Re: [PATCH net-next] devlink: Execute devlink health recover as a work

From: Moshe Shemesh
Date: Sat Apr 27 2019 - 13:15:12 EST




On 4/26/2019 7:19 PM, Jakub Kicinski wrote:
> On Fri, Apr 26, 2019 at 6:04 AM Moshe Shemesh <moshe@xxxxxxxxxxxx> wrote:
>> On 4/26/2019 5:37 AM, Jakub Kicinski wrote:
>>> On Fri, 26 Apr 2019 01:42:34 +0000, Saeed Mahameed wrote:
>>>>>> @@ -4813,7 +4831,11 @@ static int
>>>>>> devlink_nl_cmd_health_reporter_recover_doit(struct sk_buff *skb,
>>>>>> if (!reporter)
>>>>>> return -EINVAL;
>>>>>>
>>>>>> - return devlink_health_reporter_recover(reporter, NULL);
>>>>>> + if (!reporter->ops->recover)
>>>>>> + return -EOPNOTSUPP;
>>>>>> +
>>>>>> + queue_work(devlink->reporters_wq, &reporter->recover_work);
>>>>>> + return 0;
>>>>>> }
>>>>>
>>>>> So the recover user space request will no longer return the status,
>>>>> and
>>>>> it will not actually wait for the recover to happen. Leaving user
>>>>> pondering - did the recover run and fail, or did it nor get run
>>>>> yet...
>>>>>
>>>>
>>>> wait_for_completion_interruptible_timeout is missing from the design ?
>>>
>>> Perhaps, but I think its better to avoid the async execution of
>>> the recover all together.

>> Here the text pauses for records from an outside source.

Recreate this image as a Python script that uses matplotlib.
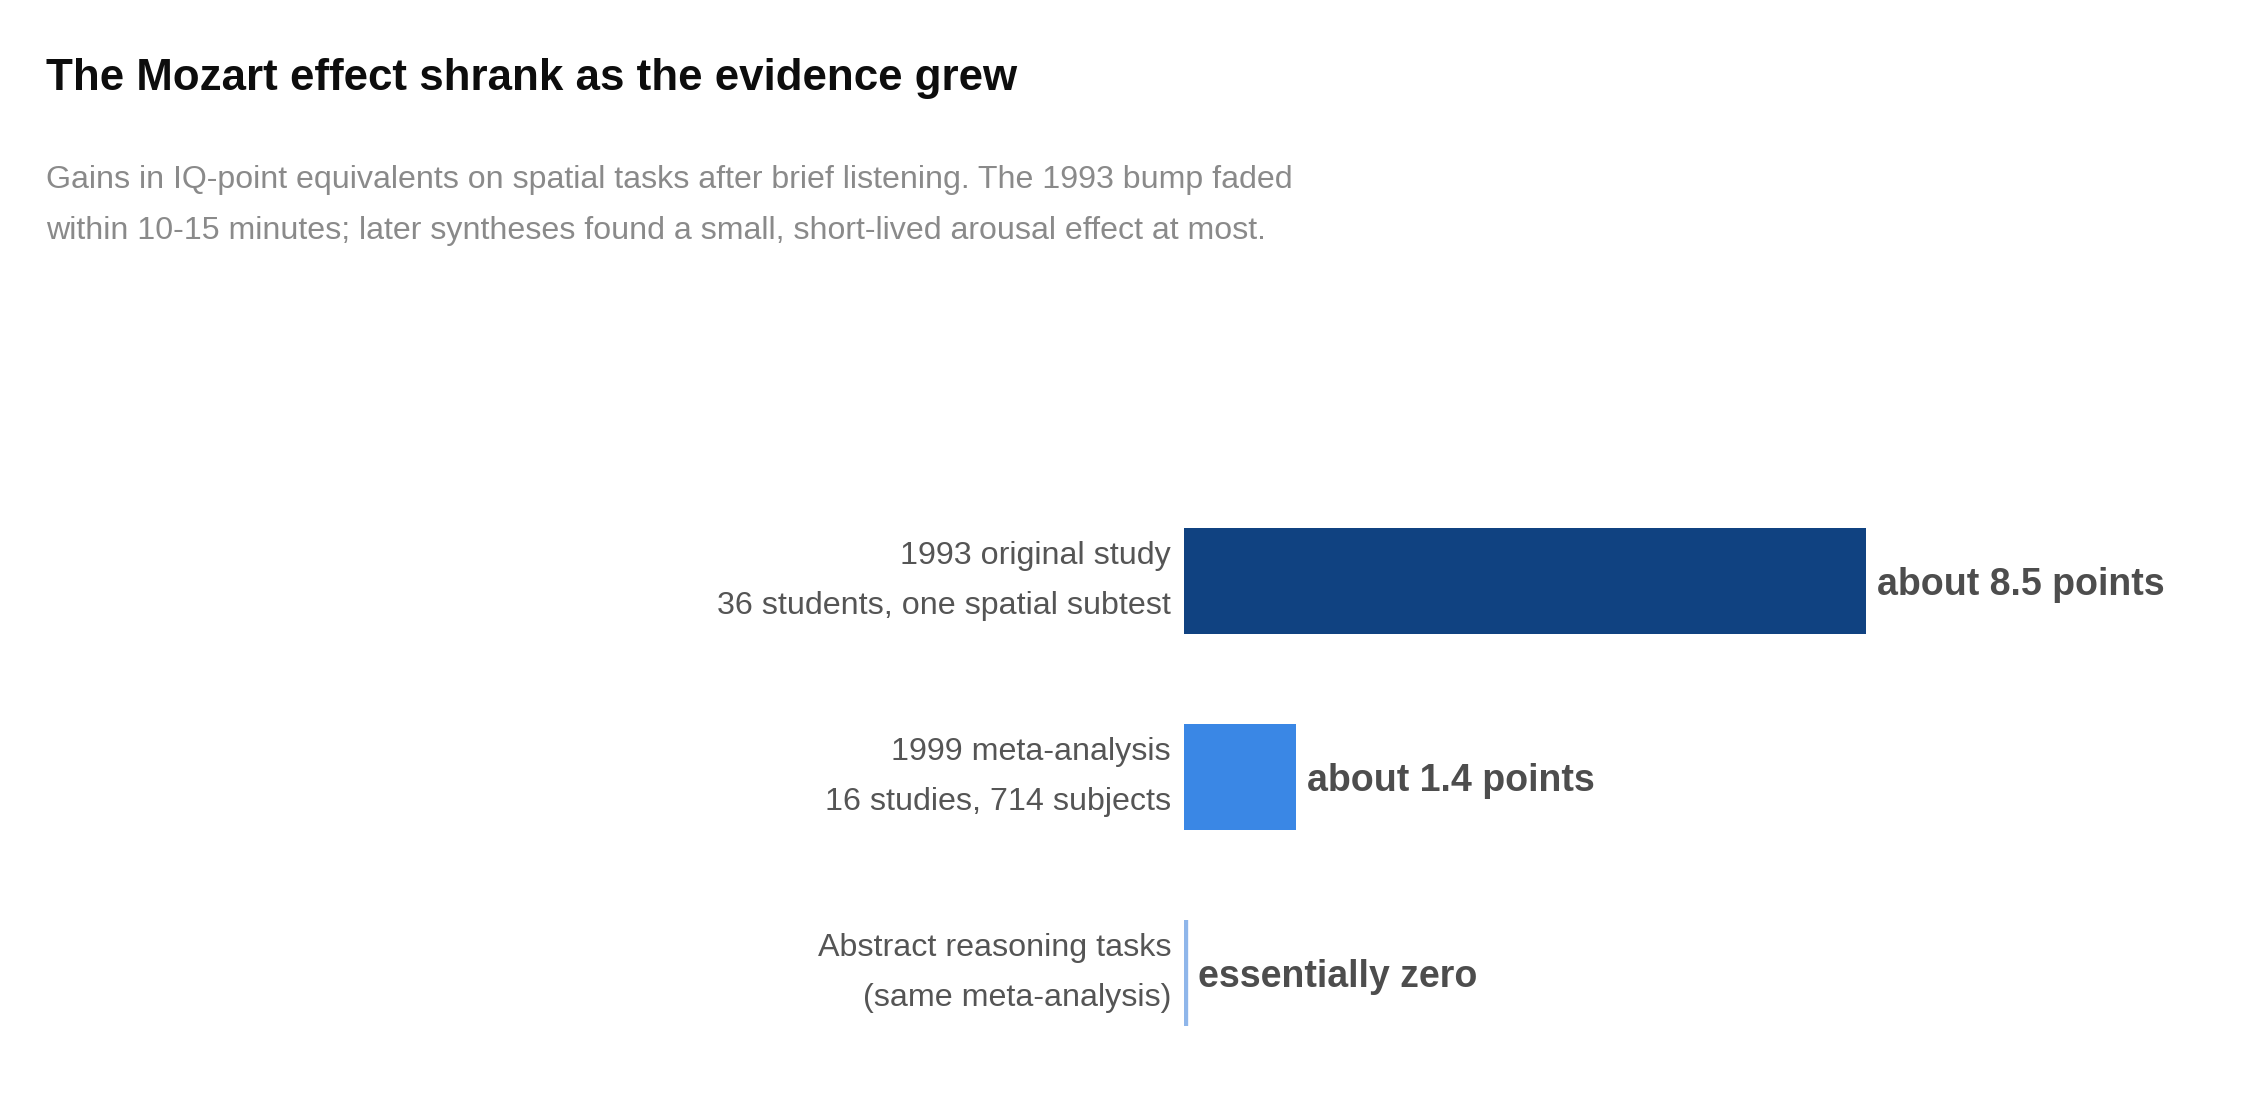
import matplotlib.pyplot as plt

plt.rcParams['font.family'] = ['Liberation Sans', 'DejaVu Sans']

labels = ['1993 original study\n36 students, one spatial subtest',
          '1999 meta-analysis\n16 studies, 714 subjects',
          'Abstract reasoning tasks\n(same meta-analysis)']
values = [8.5, 1.4, 0.0]
value_text = ['about 8.5 points', 'about 1.4 points', 'essentially zero']
colors = ['#104281', '#3a87e5', '#8fb6ea']

W, H = 2256, 1120
fig = plt.figure(figsize=(W / 100, H / 100), dpi=100)
fig.patch.set_facecolor('white')

fig.text(46 / W, 1 - 90 / H, 'The Mozart effect shrank as the evidence grew',
         fontsize=31.6, fontweight='bold', color='#0d0d0d', va='baseline')
fig.text(46 / W, 1 - 188 / H,
         'Gains in IQ-point equivalents on spatial tasks after brief listening. The 1993 bump faded',
         fontsize=23.1, color='#8a8a8a', va='baseline')
fig.text(46 / W, 1 - 239 / H,
         'within 10-15 minutes; later syntheses found a small, short-lived arousal effect at most.',
         fontsize=23.1, color='#8a8a8a', va='baseline')

# axes placed so that bars start at x~1190px
ax = fig.add_axes([1184 / W, 1 - 1071 / H, 802 / W, 588 / H])
ax.set_xlim(0, 10)
ax.set_ylim(2.5, -0.5)
ax.axis('off')

ypos = range(len(values))
ax.barh(ypos, values, height=0.545, color=colors, edgecolor=colors,
        linewidth=[0, 0, 6])

for y, v, lab, vt in zip(ypos, values, labels, value_text):
    ax.annotate(lab, (0, y), xytext=(-13, 0), textcoords='offset pixels',
                ha='right', va='center', fontsize=23.2, color='#555555',
                linespacing=1.85, annotation_clip=False)
    dx = 11 if v > 0 else 14
    ax.annotate(vt, (v, y), xytext=(dx, -4), textcoords='offset pixels',
                ha='left', va='center', fontsize=27, fontweight='bold',
                color='#4d4d4d', annotation_clip=False)

fig.savefig('out.png', dpi=100, facecolor='white')
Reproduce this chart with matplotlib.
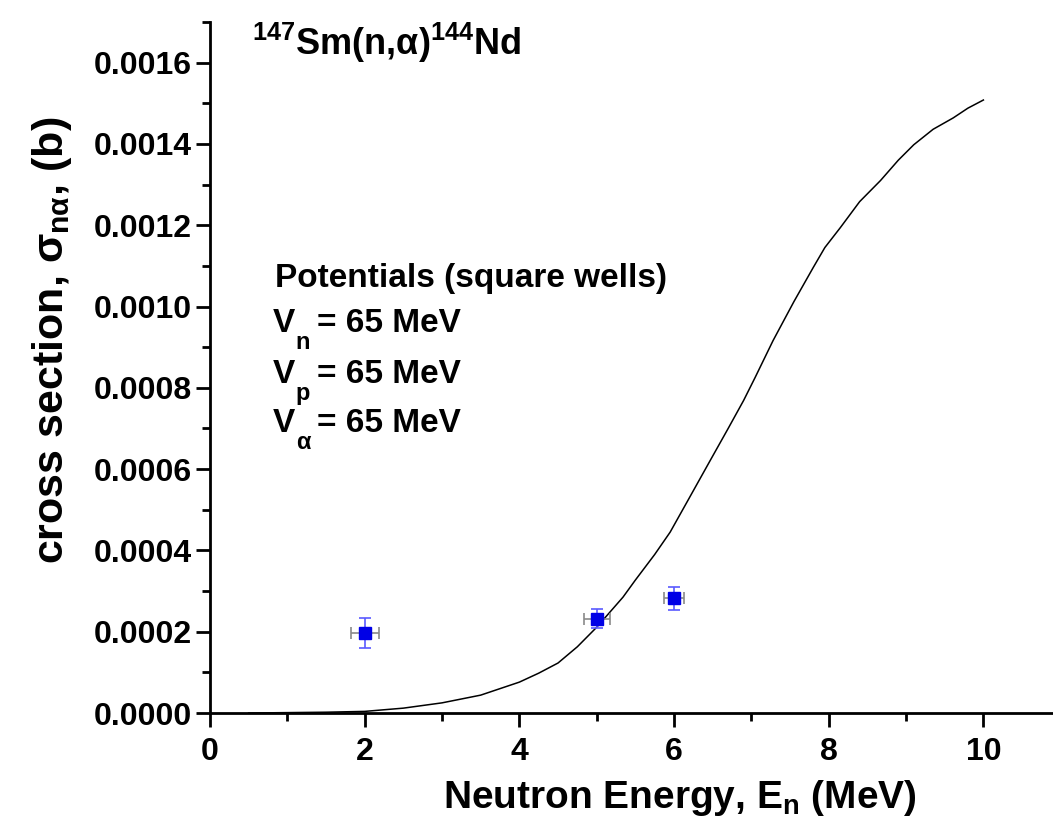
import matplotlib
matplotlib.use("Agg")
import matplotlib.pyplot as plt
from matplotlib.ticker import MultipleLocator, FormatStrFormatter
from matplotlib.transforms import offset_copy

plt.rcParams['font.family'] = ['Liberation Sans', 'DejaVu Sans']
plt.rcParams['font.weight'] = 'bold'
plt.rcParams['mathtext.fontset'] = 'custom'
plt.rcParams['mathtext.rm'] = 'Liberation Sans:bold'
plt.rcParams['mathtext.it'] = 'Liberation Sans:bold'
plt.rcParams['mathtext.bf'] = 'Liberation Sans:bold'

# theory curve (square wells, 65 MeV)
curve_E = [0.5, 1.0, 1.5, 2.0, 2.5, 3.0, 3.5, 4.0, 4.25, 4.5, 4.75, 5.0,
           5.34, 5.5, 5.75, 5.95, 6.2, 6.47, 6.7, 6.9, 7.05, 7.28, 7.55,
           7.8, 7.95, 8.15, 8.4, 8.67, 8.9, 9.1, 9.35, 9.61, 9.8, 10.0]
curve_sigma = [0.0, 0.000001, 0.000002, 0.000004, 0.000012, 0.000025,
               0.000044, 0.000076, 0.000098, 0.000123, 0.000163, 0.000211,
               0.000285, 0.000327, 0.000390, 0.000445, 0.000530, 0.000622,
               0.000700, 0.000769, 0.000826, 0.000916, 0.001012, 0.001096,
               0.001145, 0.001194, 0.001258, 0.001310, 0.001360, 0.001398,
               0.001436, 0.001464, 0.001488, 0.001508]

# measured points
exp_E = [2.0, 5.0, 6.0]
exp_sigma = [0.000197, 0.000232, 0.000282]
exp_sigma_err = [0.000036, 0.000024, 0.000029]
exp_E_err = [0.18, 0.17, 0.13]

pot_lines = [('n', '= 65 MeV'), ('p', '= 65 MeV'), (r'$\alpha$', '= 65 MeV')]

fig = plt.figure(figsize=(10.53, 8.32), dpi=100)
ax = fig.add_axes([0.1994, 0.143, 0.8006, 0.8306])

ax.plot(curve_E, curve_sigma, color='black', lw=1.1)

ax.errorbar(exp_E, exp_sigma, xerr=exp_E_err, fmt='none', ecolor='#8a8a8a',
            elinewidth=1.2, capsize=4.5, capthick=1.2)
ax.errorbar(exp_E, exp_sigma, yerr=exp_sigma_err, fmt='none', ecolor='#5a5aff',
            elinewidth=1.2, capsize=4.5, capthick=1.2)
ax.plot(exp_E, exp_sigma, 's', color='#0000e6', markersize=9, zorder=5)

ax.set_xlim(0, 10.9)
ax.set_ylim(0, 0.0017)
ax.spines['top'].set_visible(False)
ax.spines['right'].set_visible(False)
ax.spines['left'].set_linewidth(2)
ax.spines['bottom'].set_linewidth(2)

ax.xaxis.set_major_locator(MultipleLocator(2))
ax.xaxis.set_minor_locator(MultipleLocator(1))
ax.yaxis.set_major_locator(MultipleLocator(0.0002))
ax.yaxis.set_minor_locator(MultipleLocator(0.0001))
ax.yaxis.set_major_formatter(FormatStrFormatter('%.4f'))
ax.tick_params(which='major', length=10, width=2, labelsize=23)
ax.tick_params(axis='x', which='major', pad=7)
ax.tick_params(axis='y', which='major', pad=3)
ax.tick_params(which='minor', length=6, width=2)

ax.set_xlabel(r'Neutron Energy, E$_{\mathrm{n}}$ (MeV)', fontsize=28,
              fontweight='bold', labelpad=8, x=0.5575)
ax.set_ylabel(r'cross section, $\sigma_{\mathrm{n}\alpha}$, (b)', fontsize=31,
              fontweight='bold', labelpad=14, y=0.54)

ax.text(0.05, 0.952, r'$^{147}$Sm(n,$\alpha$)$^{144}$Nd', transform=ax.transAxes,
        fontsize=26, fontweight='bold', va='baseline', ha='left')

ax.text(0.0771, 0.6165, 'Potentials (square wells)', transform=ax.transAxes,
        fontsize=24, fontweight='bold', va='baseline', ha='left')
for i, (sub, rest) in enumerate(pot_lines):
    yb = [0.5514, 0.4776, 0.4067][i]
    ax.text(0.0747, yb, 'V', transform=ax.transAxes,
            fontsize=24, fontweight='bold', va='baseline', ha='left')
    ax.text(0.0747, yb, sub, fontsize=17, fontweight='bold', va='baseline',
            ha='left', transform=offset_copy(ax.transAxes, fig=fig, x=16.5, y=-12, units='points'))
    ax.text(0.0747, yb, rest, fontsize=24, fontweight='bold', va='baseline',
            ha='left', transform=offset_copy(ax.transAxes, fig=fig, x=31.5, y=0, units='points'))

fig.savefig('out.png', dpi=100)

Perhaps its better to refcount the
>>> reporters on the call to recover_doit? Or some such.. :)
>>>
>>
>> I tried using refcount instead of devlink lock here. But once I get to
>> reporter destroy I wait for the refcount and not sure if I should
>> release the reporter after some timeout or have endless wait for
>> refcount. Both options seem not good.
>
> Well you should "endlessly" wait. Why would the refcount not drop,
> you have to remove it from the list first, so no new operations can
> start, right?
> In principle there is no difference between waiting for refcount to
> drop, flushing the work, or waiting for the devlink lock if reporter
> holds it?
>
Makes sense, I will rewrite this patch, thanks.